Pointers for organisations operating in Australia

The Determination was accompanied by new guidance on assessing privacy risks before deploying facial recognition technology (FRT Guidance). Regulator guidance is given less weight in Australia than in the EU and UK, but the FRT Guidance sheds light on the OAIC's views on necessity and proportionality (APP 3), consent and transparency (APPs 3 and 5), accuracy, bias and discrimination (APP 10), and governance, accountability and ongoing assurance (APP 1). The FRT Guidance reminds organisations that biometric templates and biometric information are sensitive information for the purposes of the Privacy Act and underscores the importance of conducting a PIA to ensure privacy is embedded into any implementation of facial recognition technology.

The Privacy and Other Legislation Amendment Act 2024 (Cth), which received royal assent on 10 December 2024, creates a new statutory tort for serious invasions of privacy. While a high threshold needs to be met, and defences are available, organisations should observe additional caution when assessing risks and putting controls in place given the level of privacy intrusion associated with facial recognition technology. The Act also expands the OAIC's powers of enforcement and investigation, with new tiers of civil penalties and the ability to issue infringement notices, and introduces an additional requirement that privacy policies must explain substantially automated decisions which significantly affect individuals' rights or interests.

Takeaways for global businesses

The Determination is instructive for organisations around the world who use or are considering using facial recognition technology in publicly accessible spaces.
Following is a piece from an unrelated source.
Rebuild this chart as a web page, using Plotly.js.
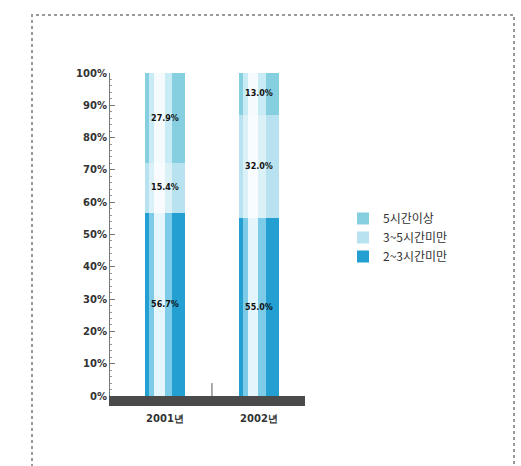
<!DOCTYPE html>
<html>
<head>
<meta charset="utf-8">
<script src="https://cdn.plot.ly/plotly-3.0.1.min.js"></script>
<style>html,body{margin:0;padding:0;background:#fff;}#chart{width:521px;height:466px;}</style>
</head>
<body>
<div id="chart"></div>
<script>
// Data
const years = ['2001년', '2002년'];
const under3h = [56.7, 55.0];   // 2~3시간미만
const h3to5 = [15.4, 32.0];     // 3~5시간미만
const over5h = [27.9, 13.0];    // 5시간이상
const seriesNames = ['2~3시간미만', '3~5시간미만', '5시간이상'];
const yTicks = [0, 10, 20, 30, 40, 50, 60, 70, 80, 90, 100];

const barW = 0.42;
const labelFont = {family: 'DejaVu Sans', size: 8, color: '#111', weight: 'bold'};

function seg(vals, name, color) {
  return {
    type: 'bar', x: years, y: vals, name: name, width: barW,
    marker: {color: color, line: {width: 0}}, hoverinfo: 'skip', textposition: 'none'
  };
}
function hl(vals, axis, color, w, off) {
  return {
    type: 'bar', x: years, y: vals, xaxis: axis, width: w, offset: off,
    marker: {color: color, line: {width: 0}}, showlegend: false, hoverinfo: 'skip',
    textposition: 'none'
  };
}

const seriesVals = [under3h, h3to5, over5h];
const baseColors = ['#239fd2', '#b8e2ef', '#86cfe0'];
const midColors = ['#7ccbe8', '#dbf1f8', '#c8ebf5'];
const coreColors = ['#e4f6fc', '#f8fcfe', '#f5fbfd'];

const traces = [];
seriesVals.forEach((v, i) => traces.push(seg(v, seriesNames[i], baseColors[i])));
// cylinder shading bands (same data, drawn narrower on overlaid axes)
seriesVals.forEach((v, i) => traces.push(hl(v, 'x2', midColors[i], 0.24, -0.17)));
seriesVals.forEach((v, i) => traces.push(hl(v, 'x3', coreColors[i], 0.11, -0.115)));
// value labels on top
seriesVals.forEach(v => traces.push({
  type: 'bar', x: years, y: v, xaxis: 'x4', width: barW,
  marker: {color: 'rgba(0,0,0,0)'}, showlegend: false, hoverinfo: 'skip',
  texttemplate: '%{y:.1f}%', textposition: 'inside', insidetextanchor: 'middle',
  textangle: 0, constraintext: 'none', textfont: labelFont
}));

const W = 195, H = 323;
const tickFont = {family: 'DejaVu Sans', size: 10, color: '#333', weight: 'bold'};
const layout = {
  width: 521, height: 466,
  margin: {l: 110, r: 216, t: 73, b: 70},
  paper_bgcolor: '#ffffff', plot_bgcolor: '#ffffff',
  barmode: 'stack', bargap: 0,
  showlegend: true,
  legend: {
    x: (343 - 110) / W, y: (396 - 204) / H, xanchor: 'left', yanchor: 'top',
    traceorder: 'reversed', font: {family: 'Noto Sans CJK KR', size: 12, color: '#333'},
    itemwidth: 30, tracegroupgap: 0, bgcolor: 'rgba(0,0,0,0)'
  },
  xaxis: {
    type: 'category', range: [-0.585, 1.49], showgrid: false, zeroline: false,
    showline: true, linecolor: '#4a4a4a', linewidth: 10, ticks: '',
    ticklabelstandoff: 4, tickfont: tickFont
  },
  xaxis2: {type: 'category', overlaying: 'x', matches: 'x', visible: false},
  xaxis3: {type: 'category', overlaying: 'x', matches: 'x', visible: false},
  xaxis4: {type: 'category', overlaying: 'x', matches: 'x', visible: false},
  yaxis: {
    range: [0, 100], tickvals: yTicks, ticktext: yTicks.map(v => v + '%'),
    showgrid: false, zeroline: false, showline: true, linecolor: '#777', linewidth: 1,
    ticks: 'inside', ticklen: 5, tickcolor: '#777',
    minor: {ticks: 'inside', dtick: 2, ticklen: 2, tickcolor: '#999'},
    tickfont: tickFont
  },
  shapes: [
    {type: 'rect', xref: 'paper', yref: 'paper',
     x0: (32 - 110) / W, x1: (514 - 110) / W, y0: (396 - 540) / H, y1: (396 - 15) / H,
     line: {color: '#9a9a9a', width: 2, dash: 'dot'}, fillcolor: 'rgba(0,0,0,0)'},
    {type: 'line', xref: 'x', yref: 'y', x0: 0.5, x1: 0.5, y0: 0, y1: 4,
     line: {color: '#555', width: 1}}
  ]
};

Plotly.newPlot('chart', traces, layout, {displayModeBar: false, staticPlot: true});
</script>
</body>
</html>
Organisations should:

  • undertake a thorough PIA to identify and mitigate potential privacy risks – and to identify and address all applicable obligations – including ensuring careful consideration of privacy by design, necessity and proportionality, (where relevant) consent, transparency, accuracy, bias and accountability;
  • consider the ongoing suitability of a proposed technological solution to a problem and whether there are, or emerge, less intrusive alternative methods to achieve the same outcome;
  • develop detailed written policies and procedures governing the use of facial recognition technology and ensure appropriate dissemination and implementation across groups of companies where relevant;
  • ensure transparency requirements under all applicable privacy and data protection laws are met; and
  • consider what technical and organisational measures might be appropriate, or "reasonable" in the circumstances, including staff training, access controls and periodic reviews of the efficacy of the facial recognition system in achieving its objectives.

As technical capabilities continue to develop, new laws emerge and regulatory guidance evolves in relation to existing requirements, organisations will need to continually horizon-scan to ensure ongoing compliance with applicable laws and alignment with public sentiment.